SOURCE DATA:

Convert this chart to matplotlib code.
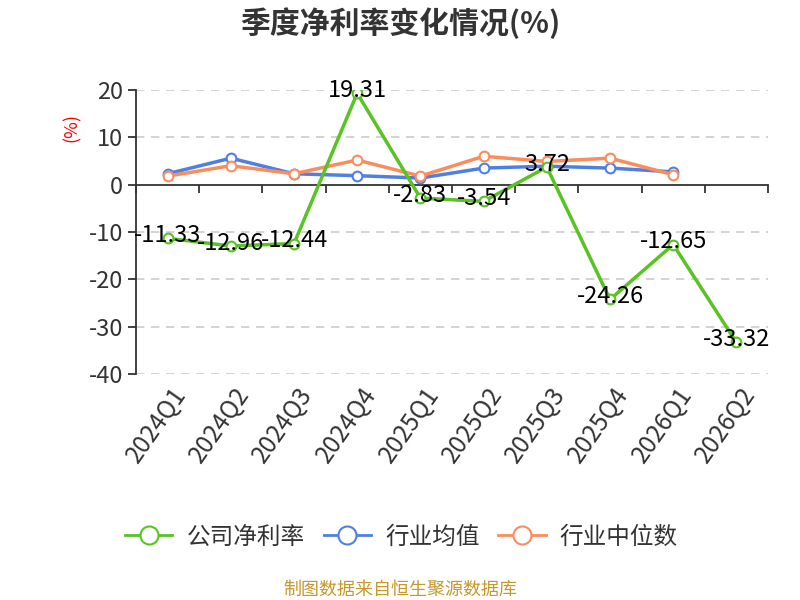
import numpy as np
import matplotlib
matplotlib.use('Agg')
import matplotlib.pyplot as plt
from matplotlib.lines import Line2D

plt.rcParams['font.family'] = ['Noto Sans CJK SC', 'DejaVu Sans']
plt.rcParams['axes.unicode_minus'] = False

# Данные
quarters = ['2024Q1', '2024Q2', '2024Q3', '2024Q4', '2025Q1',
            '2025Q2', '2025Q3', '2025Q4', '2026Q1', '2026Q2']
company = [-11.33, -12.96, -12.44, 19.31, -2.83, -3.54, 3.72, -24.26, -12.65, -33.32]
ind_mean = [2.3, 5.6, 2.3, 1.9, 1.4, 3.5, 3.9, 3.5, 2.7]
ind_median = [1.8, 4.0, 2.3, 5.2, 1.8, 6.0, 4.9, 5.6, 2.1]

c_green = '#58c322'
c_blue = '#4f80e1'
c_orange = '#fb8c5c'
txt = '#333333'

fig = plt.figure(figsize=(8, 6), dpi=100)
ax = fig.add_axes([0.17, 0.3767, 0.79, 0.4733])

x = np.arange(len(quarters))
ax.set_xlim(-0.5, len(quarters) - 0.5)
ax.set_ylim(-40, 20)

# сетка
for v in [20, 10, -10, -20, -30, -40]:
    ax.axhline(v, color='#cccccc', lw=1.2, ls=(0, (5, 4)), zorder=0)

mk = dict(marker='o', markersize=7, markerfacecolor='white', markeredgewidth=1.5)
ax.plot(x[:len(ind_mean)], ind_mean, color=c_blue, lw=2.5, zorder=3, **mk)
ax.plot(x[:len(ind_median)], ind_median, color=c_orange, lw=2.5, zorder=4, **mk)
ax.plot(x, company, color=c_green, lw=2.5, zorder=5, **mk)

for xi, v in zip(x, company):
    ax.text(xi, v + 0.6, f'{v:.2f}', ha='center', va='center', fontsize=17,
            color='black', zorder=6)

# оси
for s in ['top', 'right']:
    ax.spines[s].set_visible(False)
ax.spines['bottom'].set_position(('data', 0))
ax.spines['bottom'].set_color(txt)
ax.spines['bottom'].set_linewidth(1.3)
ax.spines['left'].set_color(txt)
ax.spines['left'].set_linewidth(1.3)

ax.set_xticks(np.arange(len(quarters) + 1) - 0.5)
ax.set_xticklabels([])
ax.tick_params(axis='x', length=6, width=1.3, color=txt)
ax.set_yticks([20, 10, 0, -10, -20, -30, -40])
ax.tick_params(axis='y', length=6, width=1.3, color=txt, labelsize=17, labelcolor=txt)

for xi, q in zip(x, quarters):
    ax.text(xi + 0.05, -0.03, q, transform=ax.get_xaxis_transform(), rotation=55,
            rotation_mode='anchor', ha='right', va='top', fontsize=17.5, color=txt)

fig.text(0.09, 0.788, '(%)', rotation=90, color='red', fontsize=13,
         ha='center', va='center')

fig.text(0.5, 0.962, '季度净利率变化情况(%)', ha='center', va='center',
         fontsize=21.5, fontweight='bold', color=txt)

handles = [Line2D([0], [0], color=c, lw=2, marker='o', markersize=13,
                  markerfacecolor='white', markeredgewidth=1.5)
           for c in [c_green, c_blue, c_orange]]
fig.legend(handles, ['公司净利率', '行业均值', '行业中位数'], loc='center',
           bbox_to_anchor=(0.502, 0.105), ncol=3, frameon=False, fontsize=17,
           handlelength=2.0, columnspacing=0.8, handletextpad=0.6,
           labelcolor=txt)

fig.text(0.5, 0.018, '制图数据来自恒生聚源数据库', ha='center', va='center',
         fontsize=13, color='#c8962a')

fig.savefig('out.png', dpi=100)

AIM: From the first line above to the line containing "ax.spines['left'].set_linewidth(1.3)", repeat each line exactly. Pictures stay out.

THE REPLY:
Convert this chart to matplotlib code.
import numpy as np
import matplotlib
matplotlib.use('Agg')
import matplotlib.pyplot as plt
from matplotlib.lines import Line2D

plt.rcParams['font.family'] = ['Noto Sans CJK SC', 'DejaVu Sans']
plt.rcParams['axes.unicode_minus'] = False

# Данные
quarters = ['2024Q1', '2024Q2', '2024Q3', '2024Q4', '2025Q1',
            '2025Q2', '2025Q3', '2025Q4', '2026Q1', '2026Q2']
company = [-11.33, -12.96, -12.44, 19.31, -2.83, -3.54, 3.72, -24.26, -12.65, -33.32]
ind_mean = [2.3, 5.6, 2.3, 1.9, 1.4, 3.5, 3.9, 3.5, 2.7]
ind_median = [1.8, 4.0, 2.3, 5.2, 1.8, 6.0, 4.9, 5.6, 2.1]

c_green = '#58c322'
c_blue = '#4f80e1'
c_orange = '#fb8c5c'
txt = '#333333'

fig = plt.figure(figsize=(8, 6), dpi=100)
ax = fig.add_axes([0.17, 0.3767, 0.79, 0.4733])

x = np.arange(len(quarters))
ax.set_xlim(-0.5, len(quarters) - 0.5)
ax.set_ylim(-40, 20)

# сетка
for v in [20, 10, -10, -20, -30, -40]:
    ax.axhline(v, color='#cccccc', lw=1.2, ls=(0, (5, 4)), zorder=0)

mk = dict(marker='o', markersize=7, markerfacecolor='white', markeredgewidth=1.5)
ax.plot(x[:len(ind_mean)], ind_mean, color=c_blue, lw=2.5, zorder=3, **mk)
ax.plot(x[:len(ind_median)], ind_median, color=c_orange, lw=2.5, zorder=4, **mk)
ax.plot(x, company, color=c_green, lw=2.5, zorder=5, **mk)

for xi, v in zip(x, company):
    ax.text(xi, v + 0.6, f'{v:.2f}', ha='center', va='center', fontsize=17,
            color='black', zorder=6)

# оси
for s in ['top', 'right']:
    ax.spines[s].set_visible(False)
ax.spines['bottom'].set_position(('data', 0))
ax.spines['bottom'].set_color(txt)
ax.spines['bottom'].set_linewidth(1.3)
ax.spines['left'].set_color(txt)
ax.spines['left'].set_linewidth(1.3)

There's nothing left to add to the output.